Beyond Budget: The Style Factor
Budget is only half the equation. I also had to think about who this woman actually is. Is she classic or trendy? Sentimental or practical? Someone who displays keepsakes or someone who prefers things she uses daily? Here's what I noticed while researching mother of the bride gifts across different personalities:
Classic-style mothers respond to monogrammed leather, quality scarves, timeless jewelry, and silk accessories. Trendy mothers might prefer experiences, modern jewelry designs, or luxury wellness items. Practical mothers want something she'll actually use - a high-quality robe, premium coffee set, or garden tools. Sentimental mothers love personalized jewelry, custom photo albums, or items tied to a shared memory.

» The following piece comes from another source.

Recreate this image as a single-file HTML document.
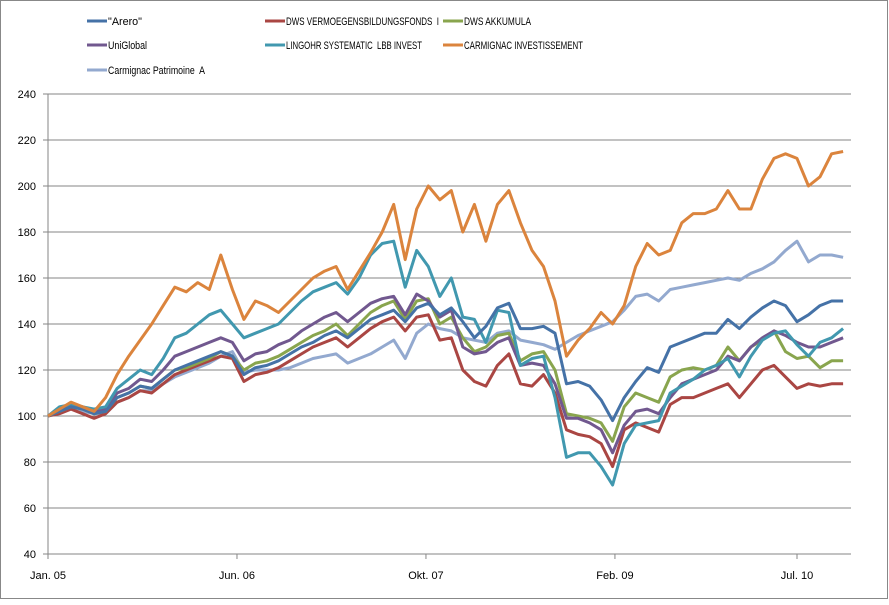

If you're unsure where she falls, the AI Gift Quiz actually helps here too. I went back through it a second time just focusing on style preferences, and it pointed me toward options I wouldn't have discovered otherwise. The benefit of using a system is that it removes my ego from the equation - I'm not trying to impress with my taste, I'm matching her actual preferences.
Real Examples From My Testing
My sister ultimately went with a personalized birthstone bracelet (her future mother-in-law's birth month) paired with a silk pillowcase and a handwritten note. Total spend: about $95. The note said something like "Thank you for raising someone so kind. I can't wait to be part of your family." When the mother of the bride opened it the morning of the wedding, she actually teared up. Not because of the monetary value, but because it felt personal and intentional.
I also tested this approach with a friend who was marrying into a much wealthier family. She was nervous about seeming cheap. We went with a higher-end option: a custom engraved bracelet plus a spa package (total around $250). Still not flashy, but clearly thoughtful. The message: I'm investing in an experience you'll enjoy, not just an object.
And for a third friend who barely knew her future mother-in-law, we went minimal: a luxury candle set ($60) with a simple card. No attempt at deep meaning because the relationship wasn't there yet. But the quality was obvious, and it created a positive impression.
My Final Take
The best mother of the bride gifts aren't about spending the most. They're about spending intentionally - choosing something she'll actually use or treasure, presenting it thoughtfully, and backing it up with genuine appreciation. Whether you spend $50 or $300, the real gift is showing you see her as important and you're grateful she raised someone worth marrying. That message matters infinitely more than the price tag.